Micrologies

Le latin de Jérôme


Dans un célèbre récit de rêve, Jérôme de Stridon, le père de l’Église, se voit transporté devant le tribunal du souverain Juge, qui le tance sévèrement : Mentiris, ait, Ciceronianus es, non Christianus. « Tu mens, dit-il, tu es cicéronien, non pas chrétien. » Ainsi, selon Wilfried Stroh qui cite cette phrase (1), la séduction de la belle langue est aussi une tentation : « Jérôme […] se demandait si l’utilisation du latin élégant ne nuisait pas à la foi » (2).

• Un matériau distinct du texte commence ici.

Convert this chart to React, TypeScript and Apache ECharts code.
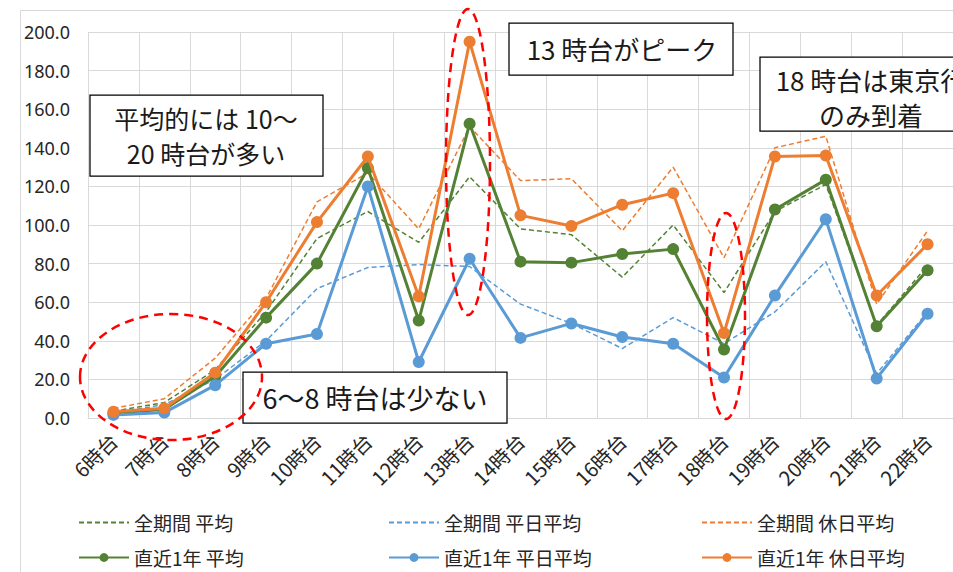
import React, { useEffect, useRef } from "react";
import * as echarts from "echarts";

const categories = ["6時台", "7時台", "8時台", "9時台", "10時台", "11時台", "12時台", "13時台", "14時台", "15時台", "16時台", "17時台", "18時台", "19時台", "20時台", "21時台", "22時台"];
const yTicks = [0, 20, 40, 60, 80, 100, 120, 140, 160, 180, 200];

const allAvg = [3.5, 8, 25, 55, 93, 107, 91, 125, 98, 95, 73, 100, 65, 107, 121, 48, 79];
const allWeekday = [2.5, 7, 20, 40, 67, 78, 79.5, 78.5, 59, 49, 36, 52, 38.5, 55, 81, 23, 55];
const allHoliday = [5, 10, 31, 62, 112, 127, 98, 151, 123, 124, 97, 130, 83, 140, 146, 59, 97];
const recentAvg = [2.5, 4.5, 21.5, 52, 80, 129.5, 50.5, 152.5, 81, 80.5, 85, 87.5, 35.5, 108, 123.5, 47.5, 76.5];
const recentWeekday = [1.6, 2.8, 17, 38.5, 43.5, 120, 29, 82.5, 41.5, 49, 42, 38.5, 21, 63.5, 103, 20.5, 54];
const recentHoliday = [3.3, 5, 23.5, 60, 101.5, 135.5, 63, 195, 105, 99.5, 110.5, 116.5, 44, 135.5, 136, 63.5, 90];

const seriesNames = ["全期間 平均", "全期間 平日平均", "全期間 休日平均", "直近1年 平均", "直近1年 平日平均", "直近1年 休日平均"];
const GREEN = "#548235";
const BLUE = "#5b9bd5";
const ORANGE = "#ed7d31";
const FONT = '"Noto Sans CJK JP", "Noto Sans", sans-serif';

export default function App() {
  const ref = useRef<HTMLDivElement>(null);
  useEffect(() => {
    if (!ref.current) return;
    const chart = echarts.init(ref.current, null, { renderer: "svg" });
    const dashed = (name: string, data: number[], color: string) => ({
      name,
      type: "line",
      data,
      symbol: "none",
      showSymbol: false,
      lineStyle: { color, width: 1.5, type: [5, 3] },
      itemStyle: { color },
      z: 2,
    });
    const solid = (name: string, data: number[], color: string, z: number) => ({
      name,
      type: "line",
      data,
      symbol: "circle",
      symbolSize: 12,
      lineStyle: { color, width: 3 },
      itemStyle: { color },
      z,
    });
    const legendPos = [
      [73, 508], [383, 508], [696, 508],
      [73, 543], [383, 543], [696, 543],
    ];
    const legends = seriesNames.map((n, i) => ({
      data: [
        i < 3
          ? { name: n, itemStyle: { color: "rgba(0,0,0,0)", borderWidth: 0, opacity: 0 } }
          : { name: n },
      ],
      left: legendPos[i][0],
      top: legendPos[i][1],
      itemWidth: 50,
      itemHeight: 11,
      itemGap: 5,
      textStyle: { fontSize: 19, color: "#262626", fontFamily: FONT },
      selectedMode: false,
    }));
    const box = (x: number, y: number, w: number, h: number, tx: number, lines: string[], ys: number[], fontSize: number) => [
      {
        type: "rect",
        shape: { x, y, width: w, height: h },
        style: { fill: "#ffffff", stroke: "#000000", lineWidth: 1.25 },
        z: 100,
        silent: true,
      },
      ...lines.map((t, k) => ({
        type: "text",
        x: tx,
        y: ys[k],
        style: {
          text: t,
          fontSize,
          fontFamily: FONT,
          fill: "#1a1a1a",
          align: "center",
          verticalAlign: "middle",
          textAlign: "center",
          textVerticalAlign: "middle",
        },
        z: 101,
        silent: true,
      })),
    ];
    const ellipse = (cx: number, cy: number, rx: number, ry: number) => ({
      type: "ellipse",
      shape: { cx, cy, rx, ry },
      style: { fill: "none", stroke: "#ff0000", lineWidth: 2.5, lineDash: [9, 6] },
      z: 102,
      silent: true,
    });
    const option = {
      animation: false,
      grid: { left: 88, top: 32, right: 0, bottom: 154, containLabel: false },
      legend: legends,
      xAxis: {
        type: "category",
        data: categories,
        boundaryGap: true,
        axisLine: { show: true, lineStyle: { color: "#d9d9d9" } },
        axisTick: { show: false },
        splitLine: { show: true, interval: 0, lineStyle: { color: "#d9d9d9", width: 1 } },
        axisLabel: { rotate: 45, interval: 0, fontSize: 20, color: "#262626", fontFamily: FONT, margin: 19 },
      },
      yAxis: {
        type: "value",
        min: yTicks[0],
        max: yTicks[yTicks.length - 1],
        interval: 20,
        axisLine: { show: false },
        axisTick: { show: false },
        splitLine: { show: true, lineStyle: { color: "#d9d9d9", width: 1 } },
        axisLabel: { formatter: (v: number) => v.toFixed(1), fontSize: 18, color: "#262626", fontFamily: '"Noto Sans", sans-serif', margin: 18 },
      },
      series: [
        dashed(seriesNames[0], allAvg, GREEN),
        dashed(seriesNames[1], allWeekday, BLUE),
        dashed(seriesNames[2], allHoliday, ORANGE),
        solid(seriesNames[3], recentAvg, GREEN, 3),
        solid(seriesNames[4], recentWeekday, BLUE, 4),
        solid(seriesNames[5], recentHoliday, ORANGE, 5),
      ],
      graphic: {
        elements: [
          {
            type: "rect",
            shape: { x: 20.5, y: 10.5, width: 1000, height: 1000 },
            style: { fill: "none", stroke: "#d9d9d9", lineWidth: 1 },
            z: -1,
            silent: true,
          },
          ...box(90, 95, 233, 81, 206, ["平均的には 10〜", "20 時台が多い"], [118, 153], 25),
          ...box(509, 23, 224, 52, 622, ["13 時台がピーク"], [48], 26),
          ...box(760, 57, 240, 74, 871, ["18 時台は東京行", "のみ到着"], [79, 114], 26),
          ...box(243, 372, 264, 51, 375, ["6〜8 時台は少ない"], [397], 27),
          ellipse(171, 377, 91, 63),
          ellipse(468, 162, 22, 153),
          ellipse(726, 316, 19, 103),
        ],
      },
    };
    chart.setOption(option as any);
    return () => chart.dispose();
  }, []);
  return <div ref={ref} style={{ width: 953, height: 572, position: "absolute", left: 0, top: 0 }} />;
}
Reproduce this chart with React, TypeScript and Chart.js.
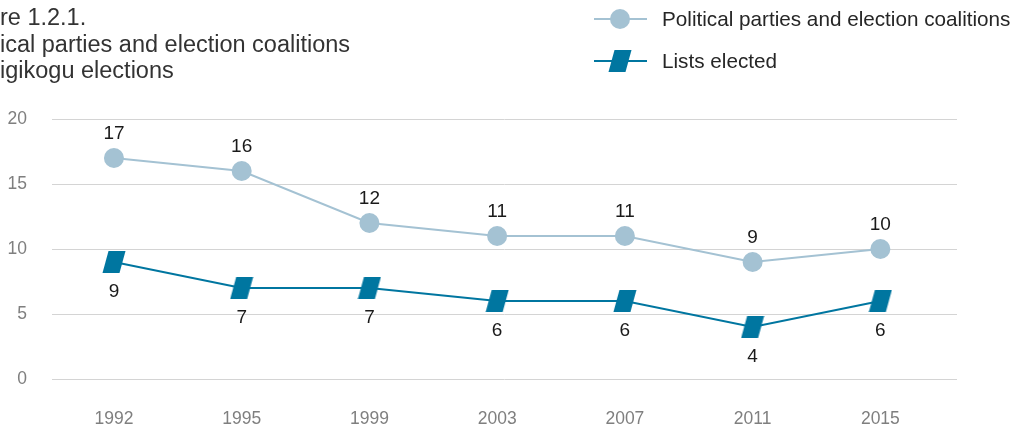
import React, { useEffect, useRef } from 'react';
import { Chart, registerables } from 'chart.js';

Chart.register(...registerables);

// ---- data ----
const years: string[] = ['1992', '1995', '1999', '2003', '2007', '2011', '2015'];
const partiesAndCoalitions: number[] = [17, 16, 12, 11, 11, 9, 10];
const listsElected: number[] = [9, 7, 7, 6, 6, 4, 6];
const seriesNames: string[] = ['Political parties and election coalitions', 'Lists elected'];
const yMin = 0;
const yMax = 20;
const yStep = 5;
// title lines: [hidden prefix (cut off by the left edge), visible part]
const titleLines: [string, string][] = [
  ['Figu', 're 1.2.1.'],
  ['Polit', 'ical parties and election coalitions'],
  ['in Ri', 'igikogu elections'],
];

// ---- styles ----
const FONT = '"Liberation Sans", Arial, sans-serif';
const LIGHT = '#a4c2d3';
const DARK = '#0076a0';

function makeParallelogram(): HTMLCanvasElement {
  const c = document.createElement('canvas');
  c.width = 24;
  c.height = 24;
  const ctx = c.getContext('2d')!;
  ctx.fillStyle = DARK;
  ctx.beginPath();
  ctx.moveTo(6.5, 1);
  ctx.lineTo(23.5, 1);
  ctx.lineTo(17.5, 23);
  ctx.lineTo(0.5, 23);
  ctx.closePath();
  ctx.fill();
  return c;
}

export default function App() {
  const ref = useRef<HTMLCanvasElement | null>(null);

  useEffect(() => {
    document.body.style.margin = '0';
    const para = makeParallelogram();

    const overlay = {
      id: 'overlay',
      afterDatasetsDraw(chart: any) {
        const ctx: CanvasRenderingContext2D = chart.ctx;
        ctx.save();
        // value labels
        ctx.font = `19px ${FONT}`;
        ctx.fillStyle = '#1a1a1a';
        ctx.textAlign = 'center';
        ctx.textBaseline = 'alphabetic';
        chart.data.datasets.forEach((ds: any, di: number) => {
          const meta = chart.getDatasetMeta(di);
          meta.data.forEach((pt: any, i: number) => {
            const v = ds.data[i].y;
            if (di === 0) ctx.fillText(String(v), pt.x, pt.y - 19);
            else ctx.fillText(String(v), pt.x, pt.y + 35);
          });
        });

        // title (cut off at the left edge)
        ctx.font = `23.5px ${FONT}`;
        ctx.fillStyle = '#333333';
        ctx.textAlign = 'left';
        const baselines = [25, 52, 78];
        titleLines.forEach(([pre, vis], i) => {
          const w = ctx.measureText(pre).width;
          ctx.fillText(pre + vis, -w, baselines[i]);
        });

        // legend
        const rows = [19, 61];
        rows.forEach((y, i) => {
          const color = i === 0 ? LIGHT : DARK;
          ctx.strokeStyle = color;
          ctx.lineWidth = 2;
          ctx.beginPath();
          ctx.moveTo(594, y);
          ctx.lineTo(647, y);
          ctx.stroke();
          if (i === 0) {
            ctx.fillStyle = LIGHT;
            ctx.beginPath();
            ctx.arc(620, y, 10, 0, Math.PI * 2);
            ctx.fill();
          } else {
            ctx.drawImage(para, 620 - 12, y - 12);
          }
          ctx.fillStyle = '#262626';
          ctx.font = `20.7px ${FONT}`;
          ctx.textAlign = 'left';
          ctx.textBaseline = 'alphabetic';
          ctx.fillText(chart.data.datasets[i].label, 662, y + 7);
        });
        ctx.restore();
      },
    };

    const chart = new Chart(ref.current!, {
      type: 'line',
      data: {
        datasets: [
          {
            label: seriesNames[0],
            data: partiesAndCoalitions.map((v, i) => ({ x: i, y: v })),
            borderColor: LIGHT,
            backgroundColor: LIGHT,
            borderWidth: 2,
            pointStyle: 'circle',
            pointRadius: 10,
            pointBorderWidth: 0,
            pointBackgroundColor: LIGHT,
          },
          {
            label: seriesNames[1],
            data: listsElected.map((v, i) => ({ x: i, y: v })),
            borderColor: DARK,
            backgroundColor: DARK,
            borderWidth: 2,
            pointStyle: para as any,
            pointRadius: 12,
            pointBorderWidth: 0,
          },
        ],
      },
      options: {
        animation: false,
        responsive: true,
        maintainAspectRatio: false,
        layout: { padding: { left: 0, top: 119, right: 70, bottom: 0 } },
        plugins: {
          legend: { display: false },
          tooltip: { enabled: false },
          title: { display: false },
        },
        scales: {
          x: {
            type: 'linear',
            min: -0.485,
            max: 6.6,
            grid: { display: false, drawTicks: false },
            border: { display: false },
            afterBuildTicks: (axis: any) => {
              axis.ticks = years.map((_, i) => ({ value: i }));
            },
            afterFit: (axis: any) => {
              axis.height = 54;
            },
            ticks: {
              autoSkip: false,
              maxRotation: 0,
              padding: 30,
              color: '#7f7f7f',
              font: { family: FONT, size: 17.5 },
              callback: (v: any) => years[Math.round(Number(v))] ?? '',
            },
          },
          y: {
            min: yMin,
            max: yMax,
            grid: { color: '#d4d4d4', lineWidth: 1, drawTicks: false },
            border: { display: false },
            afterFit: (axis: any) => {
              axis.width = 52;
            },
            ticks: {
              stepSize: yStep,
              padding: 25,
              color: '#7f7f7f',
              font: { family: FONT, size: 17.5 },
            },
          },
        },
      },
      plugins: [overlay],
    });
    return () => chart.destroy();
  }, []);

  return (
    <div style={{ position: 'relative', width: 1027, height: 433 }}>
      <canvas ref={ref} />
    </div>
  );
}
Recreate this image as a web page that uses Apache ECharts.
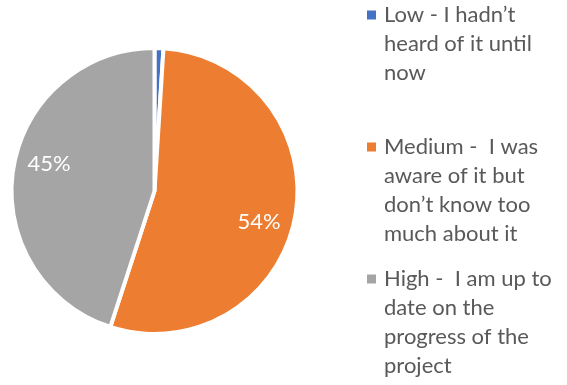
<!DOCTYPE html>
<html>
<head>
<meta charset="utf-8">
<script src="https://cdn.jsdelivr.net/npm/echarts@6/dist/echarts.min.js"></script>
<style>
  html, body { margin: 0; padding: 0; background: #ffffff; }
  #chart { width: 567px; height: 385px; }
</style>
</head>
<body>
<div id="chart"></div>
<script>
// Awareness categories, as worded in the legend
const categories = [
  'Low - I hadn\u2019t\nheard of it until\nnow',
  'Medium -  I was\naware of it but\ndon\u2019t know too\nmuch about it',
  'High -  I am up to\ndate on the\nprogress of the\nproject'
];
// Share of responses, percent
const shares = [1, 54, 45];
// Slice colours
const colors = ['#4472C4', '#ED7D31', '#A5A5A5'];
// Which slices carry a percentage label
const showPercent = [false, true, true];

const FONT = 'Lato';
const FONT_SIZE = 22;
const LINE_H = 29;
const legendTops = [4, 136, 268];

const chart = echarts.init(document.getElementById('chart'), null, { renderer: 'canvas' });

const pieData = categories.map((name, i) => ({
  name: name,
  value: shares[i],
  itemStyle: { color: colors[i] }
}));

const labelData = categories.map((name, i) => ({
  name: name,
  value: shares[i],
  label: { show: showPercent[i] }
}));

// One legend block per category so the marker sits beside the first line
const legends = categories.map((name, i) => {
  const lines = name.split('\n').length;
  return {
    data: [name],
    orient: 'vertical',
    left: 367,
    top: legendTops[i],
    padding: 0,
    itemWidth: 9,
    itemHeight: 9,
    icon: 'rect',
    itemStyle: { borderWidth: 0 },
    selectedMode: false,
    formatter: n => '{t|' + n + '}',
    textStyle: {
      fontFamily: FONT,
      fontSize: FONT_SIZE,
      color: '#595959',
      padding: [(lines - 1) * LINE_H, 0, 0, 3],
      rich: {
        t: { fontFamily: FONT, fontSize: FONT_SIZE, lineHeight: LINE_H, color: '#595959' }
      }
    }
  };
});

chart.setOption({
  animation: false,
  backgroundColor: '#ffffff',
  legend: legends,
  series: [
    {
      type: 'pie',
      center: [154.5, 191],
      radius: [0, 143],
      startAngle: 90,
      clockwise: true,
      silent: true,
      label: { show: false },
      labelLine: { show: false },
      emphasis: { disabled: true },
      itemStyle: { borderColor: '#ffffff', borderWidth: 4 },
      data: pieData
    },
    {
      // invisible ring that carries the percentage labels
      type: 'pie',
      center: [154.5, 191],
      radius: [69, 143],
      startAngle: 84.5,
      clockwise: true,
      silent: true,
      itemStyle: { color: 'rgba(0,0,0,0)', borderWidth: 0 },
      emphasis: { disabled: true },
      labelLine: { show: false },
      label: {
        show: true,
        position: 'inside',
        formatter: '{d}%',
        color: '#ffffff',
        fontFamily: FONT,
        fontSize: FONT_SIZE
      },
      data: labelData
    }
  ]
});
</script>
</body>
</html>
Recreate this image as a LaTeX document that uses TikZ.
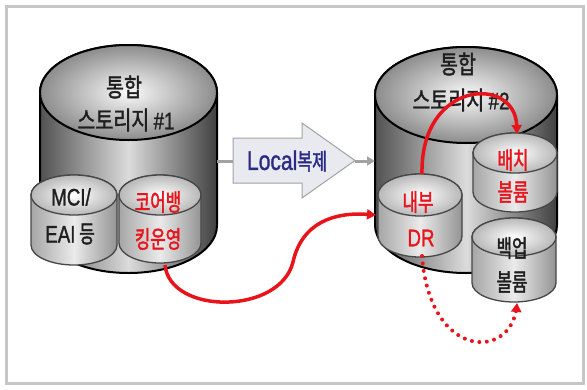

Pour s’en préserver, il faudrait pour le moins un renoncement d’ordre ascétique : de fait, Jérôme a été l’élève de Donat, le fameux grammairien du IVe siècle, commentateur de Virgile et incarnation de la tradition classique. Stroh note qu'un tel déchirement traverse toute l’œuvre de Jérôme : d’un côté, l’élégance cicéronienne de ses lettres ; de l’autre le latin de la Vulgate, sa Bible traduite du grec : phrases simples juxtaposées, exactement calquées sur le grec, voire indirectement sur l’araméen ou l’hébreu des origines. Le traducteur s’efforce de ne pas faire obstacle par le style à la simplicité du message.

Cela dit, le latin de Jérôme n’est pas le latin vulgaire (3). La grammaire en est presque intégralement classique, c’est celle de Donat. Ainsi, le latin de la Vulgate n’est pas le reflet de l’évolution autonome de la langue. Il est le résultat d’une intervention consciente et réfléchie sur celle-ci. Jérôme est un styliste qui choisit entre les usages sociaux de la langue, dans un but de communication bien précis.

L’historien américain Stephen Greenblatt juge plutôt sévèrement la démarche de Jérôme, alors même que la passion de celui-ci pour le latin classique lui fait éprouver du dégout pour l’hébreu, avec ses sonorités rudes (4). : « La piété de Jérôme contient un élément fondamentalement destructeur. […] Car la question n’était pas seulement de consacrer plus de temps aux textes chrétiens, mais de renoncer complètement aux textes païens. » (5)(op. cit.) p. 121. Jérôme se le demande : « Comment allier Horace avec le psautier, Virgile avec les Évangiles, Cicéron avec l’apôtre Saint Paul ? » (6) Ce renoncement était d’autant plus douloureux que Jérôme et d’autres étaient imbus non seulement de la langue, mais des textes, des valeurs et de la philosophie des païens, dont la théologie chrétienne s’est aussi nourrie.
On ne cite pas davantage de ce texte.